Even though we have pooled the slopes for groups 2
and 3, when we want to compare groups 1 and 2 we are comparing across groups
with different slopes so we still need to use **lmatrix** to
compare the diets at the different levels of heights and obtain the adjusted means.
The first three **lmatrix** subcommands below compare diet groups 1 with 2 at the three levels of height (59, 64 and 68 inches). The next three
**lmatrix** subcommands obtain adjusted means for diet 1 at the three heights, and
the next three **lmatrix** subcommands obtain adjusted means for
diet 2 at the three heights.

glm weight by diet diet23 with height /design diet height diet23*height /print=parameter /lmatrix "diet 1 vs 2 at 59 inches" diet 1 -1 0 diet23*height 59 -59 /lmatrix "diet 1 vs 2 at 64 inches" diet 1 -1 0 diet23*height 64 -64 /lmatrix "diet 1 vs 2 at 68 inches" diet 1 -1 0 diet23*height 68 -68 /lmatrix "wt for diet 1 at 59 inches" intercept 1 diet 1 0 0 height 59 diet23*height 59 0 /lmatrix "wt for diet 1 at 64 inches" intercept 1 diet 1 0 0 height 64 diet23*height 64 0 /lmatrix "wt for diet 1 at 68 inches" intercept 1 diet 1 0 0 height 68 diet23*height 68 0 /lmatrix "wt for diet 2 at 59 inches" intercept 1 diet 0 1 0 height 59 diet23*height 0 59 /lmatrix "wt for diet 2 at 64 inches" intercept 1 diet 0 1 0 height 64 diet23*height 0 64 /lmatrix "wt for diet 2 at 68 inches" intercept 1 diet 0 1 0 height 68 diet23*height 0 68.

We have omitted the portion of the output that was the same as that in section 7.1 to save space.

We can compare the results here with those of section 5.1 (which also compared groups 1 and 2, but estimated separate slopes for all three groups).
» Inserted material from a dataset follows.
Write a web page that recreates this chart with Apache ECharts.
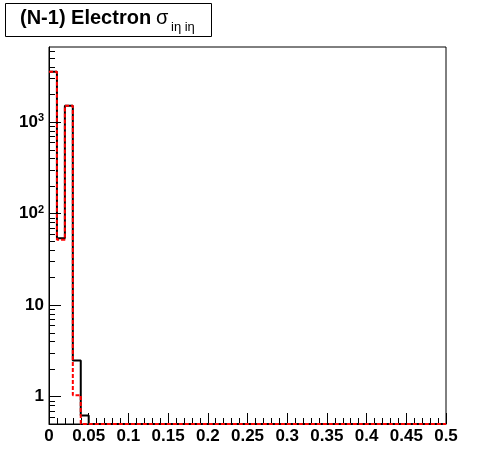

We see that the results are quite consistent, i.e., the difference between diet groups 1 and 2 are different at 59 inches, 64 inches, but not at 68 inches.

**7.3
Comparing diet groups 2 and 3 when pooling slopes for diet groups 2 and 3
**

Because we have estimated a common slope for
diet groups 2 and 3, it is
easier to compare diet groups 2 and 3. Since the slopes for these
two groups are parallel, we can compare these two groups at any
value for **height** and the difference between the regression lines
will remain constant. Hence, to compare diets 2 and 3, we only need **diet 0 1
-1 **in the **lmatrix** subcommand. To obtain **traditional** adjusted
means for each diet, you would estimate the adjusted mean at the overall mean value of
**height**
(in this case 63.13) as shown below.

glm weight by diet diet23 with height /design diet height diet23*height /print=parameter /lmatrix "diet 2 vs 3" diet 0 1 -1 /lmatrix "diet 2 at xbar" intercept 1 diet 0 1 0 height 63.13 diet23*height 0 63.13 /lmatrix "diet 3 at xbar" intercept 1 diet 0 0 1 height 63.13 diet23*height 0 63.13.

We have omitted the portion of the output that was the same as that in section 7.1 to save space. The comparison of diets 2 and 3 is significant, and this holds true across all levels of height. Those in diet group 2 weighed about 108.8 pounds less than those in diet group 3. For those of average height, the adjusted mean for diet 2 was 129.6 and for diet 3 was 238.4 (and 129.6 – 238.4 = -108.8).

** **

** **

We have seen that in ANCOVA it is important to test the homogeneity of regression assumption, and if this assumption is violated we then need to estimate models that have separate slopes across groups. This amounts to having an interaction between your covariate and your group variable, which means that when you estimate differences among the groups, you need to take the level of the covariate into consideration. One strategy, as illustrated here, is to look at the effect of your group variable at different levels of your covariate. In our example, when we compared the control group to diets 1 and 2, we found that the control group weighed more at three different levels of height (59 inches, 64 inches and 68 inches). However, when we compared diets 1 and 2, we found diet 2 to be more effective at 59 and 64 inches, but there was no difference at 68 inches. Had we not done this further investigation, we may have concluded that diet 1 was superior to diet 2 for people of all heights, not realizing that the effectiveness of the diet depended on height.